The crisis of the city’s Jewish population reflects a broader trend in Venice. With about 260,000 inhabitants, Venice is losing on average of 1,000 people each year, according to the last census. The population is aging, and younger people are leaving because, as the city increasingly gravitates toward only tourism, it’s hard to find employment in other sectors.
There has been an influx of Jews from abroad, whose presence gravitates to the Chabad-Lubavitch mission and Beit Venezia, a secular Jewish institution arranging residency programs for writers and artists. Some believe that could help balance the shrinking size of the native Jewish population. But foreign Jews, mostly from North America and Israel, are hardly considered members of the community and generally are not included in its activities — although this has been changing lately, since new Chief Rabbi Shalom Bahbout, a cosmopolitan figure and himself an immigrant from Libya, took charge.
Calimani, the historian, fears that celebrating the ghetto, a symbol of segregation, is particularly inappropriate at a time when Europe is struggling with making minorities feel included, and when Venice’s Jewish community is growing smaller and more exclusive: “We should fight for openness and inclusivity, which is the opposite of what the ghetto represented.”
He also warned that, albeit less explicit than in the past, geographical segregation is still an issue in Europe.
“Banlieues are the ghettos of the modern era, a place of hardship and discrimination, even if we call them with another name,” he said, referring to the troubled working class suburbs in France inhabited by immigrants and minorities.
But organizers contend that the point of the ghetto’s 500th anniversary is to celebrate openness, not segregation.
“That’s why all the events involve Jewish organizations and the city’s [secular] authorities. We want to get everyone involved: Jews and non-Jews, internationals and Italians, members of the community and outsiders,” said Shaul Bassi, the coordinator of the committee for the anniversary celebrations, and chair of Beit Venezia.
Between 1516 and 1797, Bassi says, the ghetto was a “unique melting pot,” where Jews came from all over the world to escape worse circumstances. That included Ashkenazis from central Europe, Sephardis from the Levant, Marranos (families forcibly converted to Christianity who secretly keep their Jewish faith) from Spain and native Italians.
“What we’re celebrating are not the ghetto’s walls, but the rich and diverse cultural traditions that flourished inside them,” he said.

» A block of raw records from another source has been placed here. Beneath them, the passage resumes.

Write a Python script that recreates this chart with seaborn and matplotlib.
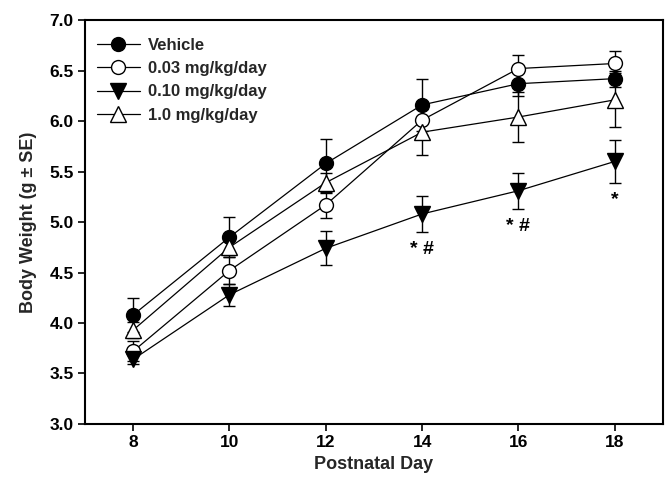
import numpy as np
import pandas as pd
import matplotlib
matplotlib.use("Agg")
import matplotlib.pyplot as plt
import seaborn as sns
from matplotlib.lines import Line2D

# Postnatal days and group body weights (g) with standard errors
days = [8, 10, 12, 14, 16, 18]
groups = ["Vehicle", "0.03 mg/kg/day", "0.10 mg/kg/day", "1.0 mg/kg/day"]
vehicle = [4.08, 4.85, 5.58, 6.16, 6.37, 6.42]
vehicle_se = [0.17, 0.20, 0.24, 0.26, 0.12, 0.08]
dose_003 = [3.72, 4.52, 5.17, 6.01, 6.52, 6.57]
dose_003_se = [0.10, 0.13, 0.13, 0.15, 0.13, 0.12]
dose_010 = [3.64, 4.28, 4.74, 5.08, 5.31, 5.60]
dose_010_se = [0.05, 0.11, 0.17, 0.18, 0.18, 0.21]
dose_10 = [3.93, 4.75, 5.39, 5.89, 6.04, 6.21]
dose_10_se = [0.08, 0.08, 0.10, 0.23, 0.25, 0.27]

# Significance marks below the 0.10 mg/kg/day group
sig_days = [14, 16, 18]
sig_labels = ["* #", "* #", "*"]

sns.set_theme(style="ticks")
plt.rcParams["font.family"] = ["Liberation Sans", "DejaVu Sans"]
plt.rcParams["font.weight"] = "bold"

fig = plt.figure(figsize=(6.67, 4.78), dpi=100)
ax = fig.add_axes([0.1274, 0.113, 0.8666, 0.845])

series = [
    (groups[0], vehicle, vehicle_se, "o", "black"),
    (groups[1], dose_003, dose_003_se, "o", "white"),
    (groups[2], dose_010, dose_010_se, "v", "black"),
    (groups[3], dose_10, dose_10_se, "^", "white"),
]

frames = []
for name, vals, se, _, _ in series:
    frames.append(pd.DataFrame({"day": days, "weight": vals, "se": se, "group": name}))
df = pd.concat(frames, ignore_index=True)

handles = []
for i, (name, vals, se, mk, fc) in enumerate(series):
    sub = df[df["group"] == name]
    ms = 10 if mk == "o" else 11
    ax.errorbar(sub["day"], sub["weight"], yerr=sub["se"], fmt="none",
                ecolor="black", elinewidth=1.0, capsize=4.5, capthick=1.0,
                zorder=2 + i * 0.1)
    sns.lineplot(data=sub, x="day", y="weight", ax=ax, color="black",
                 linewidth=0.9, marker=mk, markersize=ms,
                 markerfacecolor=fc, markeredgecolor="black",
                 markeredgewidth=1.0, errorbar=None, legend=False,
                 zorder=3 + i * 0.1)
    handles.append(Line2D([0], [0], color="black", linewidth=0.9, marker=mk,
                          markersize=ms, markerfacecolor=fc,
                          markeredgecolor="black", markeredgewidth=1.0))

for d, lab in zip(sig_days, sig_labels):
    idx = days.index(d)
    y = dose_010[idx] - dose_010_se[idx] - 0.17
    ax.text(d, y, lab, ha="center", va="center", fontsize=14,
            fontweight="bold", color="black")

ax.set_xlim(7, 19)
ax.set_ylim(3.0, 7.0)
ax.set_xticks(days)
yt = np.arange(3.0, 7.01, 0.5)
ax.set_yticks(yt)
ax.set_yticklabels([f"{v:.1f}" for v in yt])
ax.tick_params(axis="both", labelsize=12.5, width=1.2, length=5,
               direction="out", colors="black", pad=3)
for lab in ax.get_xticklabels() + ax.get_yticklabels():
    lab.set_fontweight("bold")

for side in ["top", "right", "left", "bottom"]:
    ax.spines[side].set_visible(True)
    ax.spines[side].set_linewidth(1.5)
    ax.spines[side].set_color("black")

ax.set_xlabel("Postnatal Day", fontsize=13, fontweight="bold", labelpad=4)
ax.set_ylabel("Body Weight (g \u00b1 SE)", fontsize=13, fontweight="bold",
              labelpad=9)

leg = ax.legend(handles, groups, loc="upper left", frameon=False,
                fontsize=12, handlelength=2.6, handletextpad=0.5,
                labelspacing=0.5, borderaxespad=0.3,
                bbox_to_anchor=(0.0, 0.985))
for t in leg.get_texts():
    t.set_fontweight("bold")

fig.savefig("out.png", dpi=100)
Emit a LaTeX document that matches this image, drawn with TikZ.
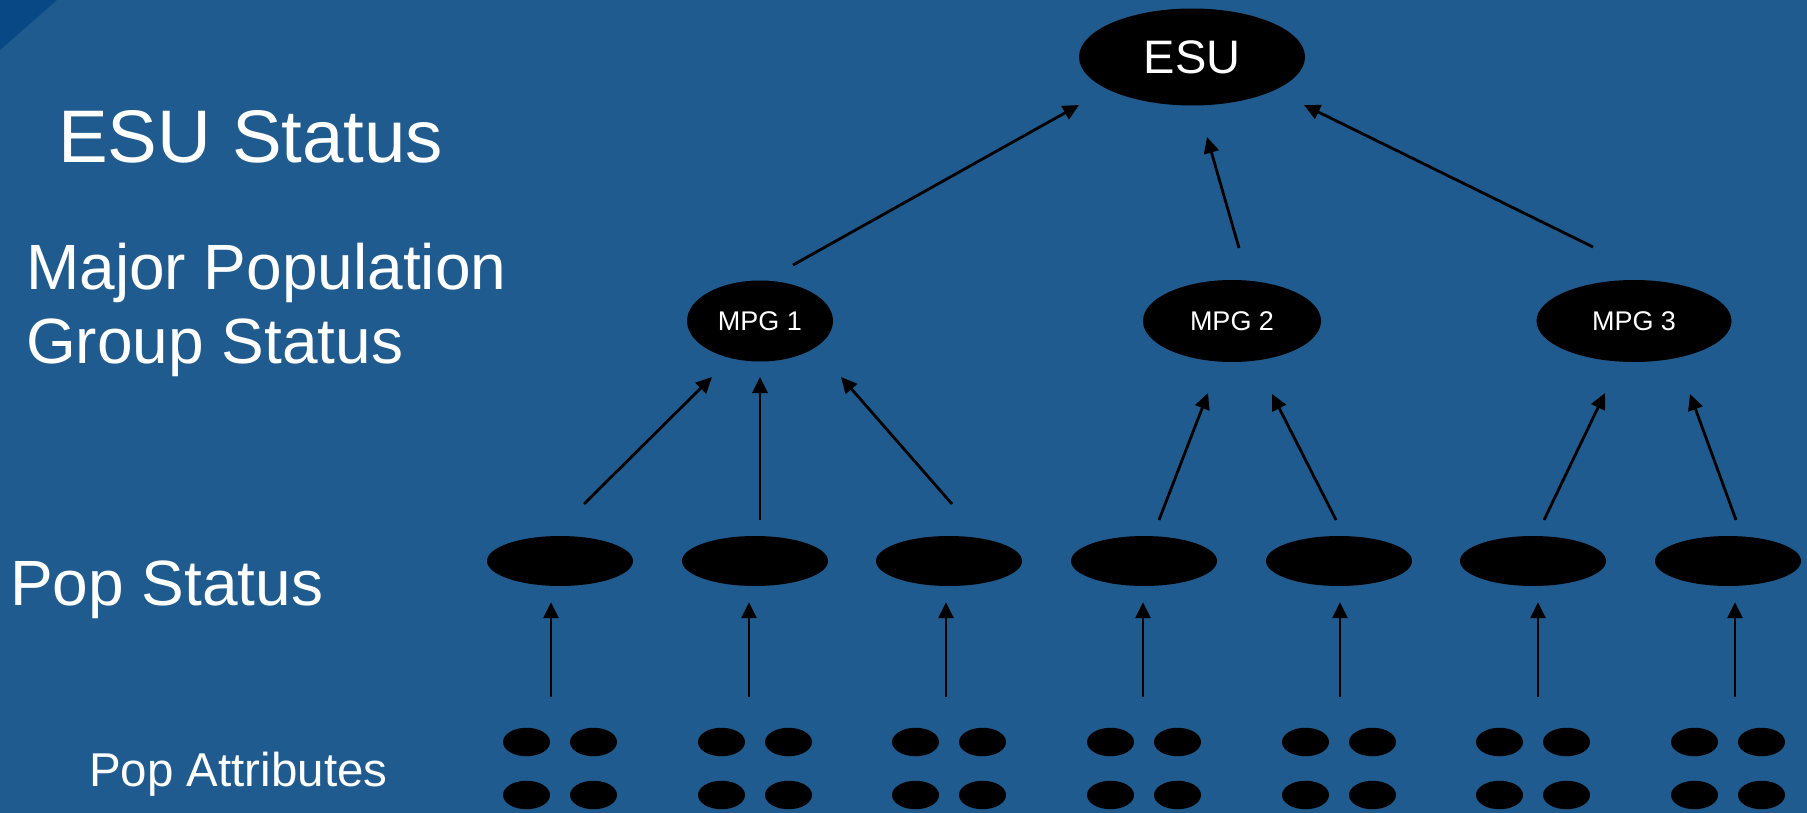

Even Calimani agreed that Jewish life inside the ghetto produced “great accomplishments worth remembering, such as the flourishing of Jewish print.”
Bassi says that the anniversary program has been criticized for being more attractive to foreign visitors than to Venetian Jews.
“Sometimes you hear old people being nostalgic of the old Venetian Jewish community, the one where people still were speaking the [Venetian Jewish] dialect. … But the truth is that world no longer exists, and I’m not sure everyone has realized it,” Campos said.
“For some events we have had more New Yorkers than Venetians expressing their interest in participating. But it’s not necessarily a bad thing. Locals alone cannot save Jewish life in Venice; there’s not enough of us,” Bassi said. “Internationalization is the key to survival. Plus, the ghetto used to be a very international place historically. Wouldn’t it be so bad if it would go back to being international again?”